EXERCISE DESCRIPTION> With pictures left out, retype the lines from the start of the records through the one that contains "minimum width=347pt, minimum".

Data listing>
::::

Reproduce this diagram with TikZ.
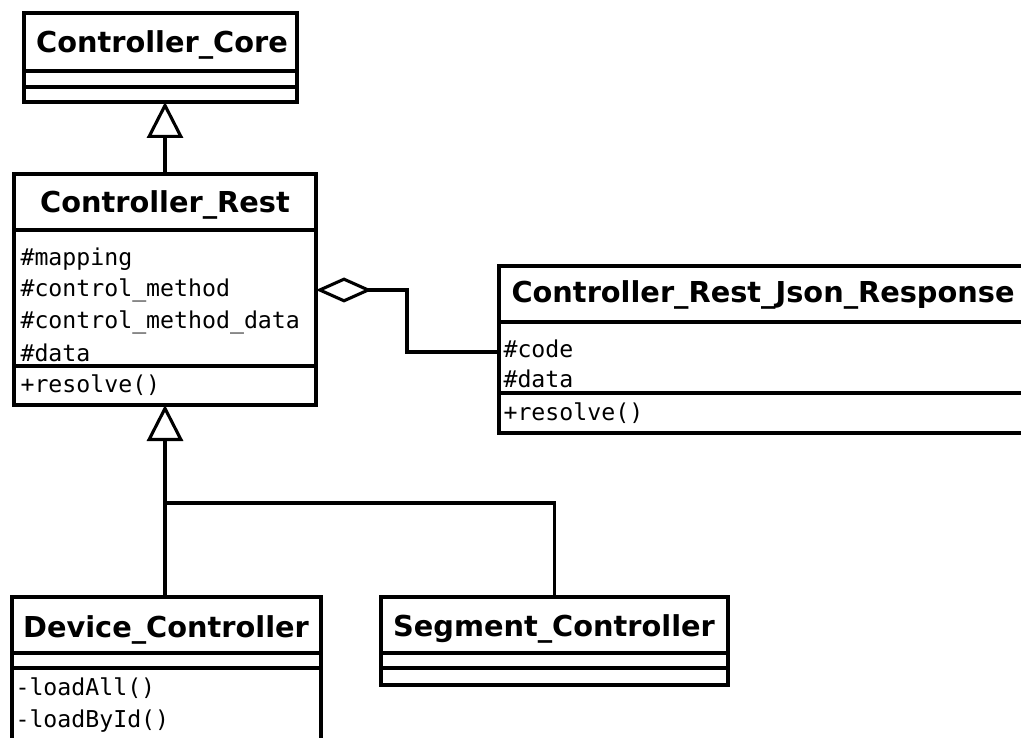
\documentclass[tikz,border=0pt]{standalone}
\usepackage{fontspec}
\setmainfont{DejaVu Sans}
\setmonofont{DejaVu Sans Mono}
\usetikzlibrary{arrows.meta}
\begin{document}
\begin{tikzpicture}[x=1pt,y=-1pt,
  line width=3.1pt,
  classbox/.style={draw, fill=white, rectangle, anchor=north west,
    inner sep=0pt, outer sep=0pt},
  cname/.style={font=\fontsize{28.8}{30}\selectfont\bfseries,
    inner sep=0pt, anchor=base},
  member/.style={font=\fontsize{23.2}{25}\selectfont\ttfamily,
    inner sep=0pt, anchor=base west},
  inherit/.style={-{Triangle[open,length=36pt,width=36pt]}},
  aggr/.style={-{Diamond[open,length=56pt,width=25pt]}},
]
\clip (0,0) rectangle (1021,738);
\fill[white] (0,0) rectangle (1021,738);

% class boxes
\node[classbox, minimum width=273pt, minimum height=89pt]  (core)    at (24,13)  {};
\node[classbox, minimum width=302pt, minimum height=231pt] (rest)    at (14,174) {};
\node[classbox, minimum width=560pt, minimum height=167pt] (json)    at (499,266) {};
\node[classbox, minimum width=309pt, minimum height=200pt] (device)  at (12,597) {};
\node[classbox, minimum width=347pt, minimum height=88pt]  (segment) at (381,597) {};

% compartment separators
\coordinate (s1) at (0,71);  \coordinate (s2) at (0,87);
\draw (core.west |- s1) -- (core.east |- s1);
\draw (core.west |- s2) -- (core.east |- s2);
\coordinate (s3) at (0,230); \coordinate (s4) at (0,366);
\draw (rest.west |- s3) -- (rest.east |- s3);
\draw (rest.west |- s4) -- (rest.east |- s4);
\coordinate (s5) at (0,322); \coordinate (s6) at (0,393);
\draw (json.west |- s5) -- (json.east |- s5);
\draw (json.west |- s6) -- (json.east |- s6);
\coordinate (s7) at (0,653); \coordinate (s8) at (0,668);
\draw (device.west |- s7) -- (device.east |- s7);
\draw (device.west |- s8) -- (device.east |- s8);
\draw (segment.west |- s7) -- (segment.east |- s7);
\draw (segment.west |- s8) -- (segment.east |- s8);

% class names
\node[cname] (coreT) at (162,53) {Controller\_Core};
\node[cname] (restT) at (165,213) {Controller\_Rest};
\node[cname, anchor=base west] (jsonT) at (510,303) {Controller\_Rest\_Json\_Response};
\node[cname] (devT) at (166,637) {Device\_Controller};
\node[cname] (segT) at (554,636) {Segment\_Controller};

% members
\node[member] (r1) at (19,266) {\#mapping};
\node[member] (r2) at (19,297) {\#control\_method};
\node[member] (r3) at (19,329) {\#control\_method\_data};
\node[member] (r4) at (19,361) {\#data};
\node[member] (r5) at (19,392) {+resolve()};
\node[member] (j1) at (502,357) {\#code};
\node[member] (j2) at (502,388) {\#data};
\node[member] (j3) at (502,420) {+resolve()};
\node[member] (d1) at (14,695) {-loadAll()};
\node[member] (d2) at (14,727) {-loadById()};

% generalisations
\draw[inherit] (rest.north) -- (rest.north |- core.south);
\coordinate (junction) at (165,503);
\draw[inherit] (device.north -| rest.south) -- (rest.south);
\draw (segment.north) |- (junction);

% aggregation
\coordinate (bendlow) at (407,352);
\coordinate (bendhigh) at (407,290);
\draw[aggr] (json.west |- bendlow) -- (bendlow) -- (bendhigh) -- (rest.east |- bendhigh);
\end{tikzpicture}
\end{document}
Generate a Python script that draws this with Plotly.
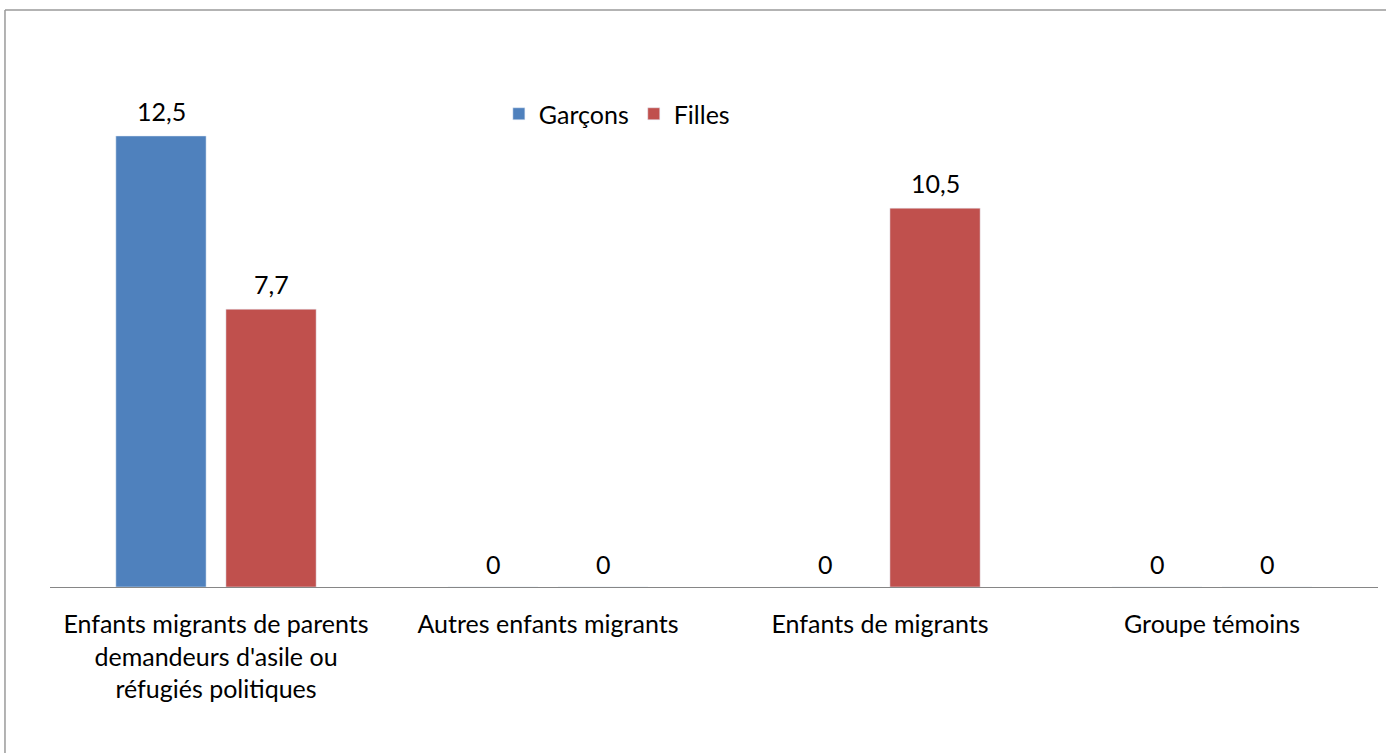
import plotly.graph_objs as go

# Data
categories = [
    "Enfants migrants de parents<br>demandeurs d'asile ou<br>réfugiés politiques",
    "Autres enfants migrants",
    "Enfants de migrants",
    "Groupe témoins",
]
garcons = [12.5, 0, 0, 0]
filles = [7.7, 0, 10.5, 0]

FONT = "Lato, Calibri, Carlito, sans-serif"
FS = 25

fig = go.Figure()
fig.add_trace(go.Bar(x=categories, y=garcons, name="Garçons", marker_color="#4F81BD"))
fig.add_trace(go.Bar(x=categories, y=filles, name="Filles", marker_color="#C0504D"))

# value labels above each bar (decimal comma)
for vals, shift in [(garcons, -55), (filles, 55)]:
    for cat, v in zip(categories, vals):
        fig.add_annotation(
            x=cat, y=v, text=f"{v:g}".replace(".", ","),
            xshift=shift, yshift=25 if v else 23, yanchor="middle", showarrow=False,
            font=dict(size=FS, family=FONT, color="black"),
        )

fig.update_layout(
    width=1386, height=753,
    margin=dict(l=50, r=8, t=40, b=166),
    paper_bgcolor="white", plot_bgcolor="white",
    barmode="group", bargap=0.337, bargroupgap=0.18,
    font=dict(family=FONT, size=FS, color="black"),
    showlegend=True,
    legend=dict(
        orientation="h", x=0.338, y=0.8647, xanchor="left", yanchor="middle",
        font=dict(size=FS), traceorder="normal", bgcolor="rgba(0,0,0,0)",
    ),
)
fig.update_xaxes(
    range=[-0.5, 3.5], showline=True, linecolor="#868686", linewidth=1,
    ticks="", showgrid=False, ticklabelstandoff=15, automargin=False,
    tickfont=dict(size=FS, family=FONT, color="black"),
)
fig.update_yaxes(range=[0, 15.16], visible=False, showgrid=False, automargin=False)

# outer chart border: only the top and left edges fall inside the picture
border = dict(color="#9A9A9A", width=1.5)
fig.add_shape(type="line", xref="paper", yref="paper",
              x0=-0.0339, x1=1.01, y0=1.0548, y1=1.0548, line=border)
fig.add_shape(type="line", xref="paper", yref="paper",
              x0=-0.0339, x1=-0.0339, y0=-0.31, y1=1.0548, line=border)

fig.write_html(
    "out.html",
    config={"displayModeBar": False},
    post_script=(
        "document.body.style.margin='0';"
        "document.body.style.overflow='hidden';"
        "document.documentElement.style.overflow='hidden';"
    ),
)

::::

SOLUTION BELOW>
Reproduce this diagram with TikZ.
\documentclass[tikz,border=0pt]{standalone}
\usepackage{fontspec}
\setmainfont{DejaVu Sans}
\setmonofont{DejaVu Sans Mono}
\usetikzlibrary{arrows.meta}
\begin{document}
\begin{tikzpicture}[x=1pt,y=-1pt,
  line width=3.1pt,
  classbox/.style={draw, fill=white, rectangle, anchor=north west,
    inner sep=0pt, outer sep=0pt},
  cname/.style={font=\fontsize{28.8}{30}\selectfont\bfseries,
    inner sep=0pt, anchor=base},
  member/.style={font=\fontsize{23.2}{25}\selectfont\ttfamily,
    inner sep=0pt, anchor=base west},
  inherit/.style={-{Triangle[open,length=36pt,width=36pt]}},
  aggr/.style={-{Diamond[open,length=56pt,width=25pt]}},
]
\clip (0,0) rectangle (1021,738);
\fill[white] (0,0) rectangle (1021,738);

% class boxes
\node[classbox, minimum width=273pt, minimum height=89pt]  (core)    at (24,13)  {};
\node[classbox, minimum width=302pt, minimum height=231pt] (rest)    at (14,174) {};
\node[classbox, minimum width=560pt, minimum height=167pt] (json)    at (499,266) {};
\node[classbox, minimum width=309pt, minimum height=200pt] (device)  at (12,597) {};
\node[classbox, minimum width=347pt, minimum height=88pt]  (segment) at (381,597) {};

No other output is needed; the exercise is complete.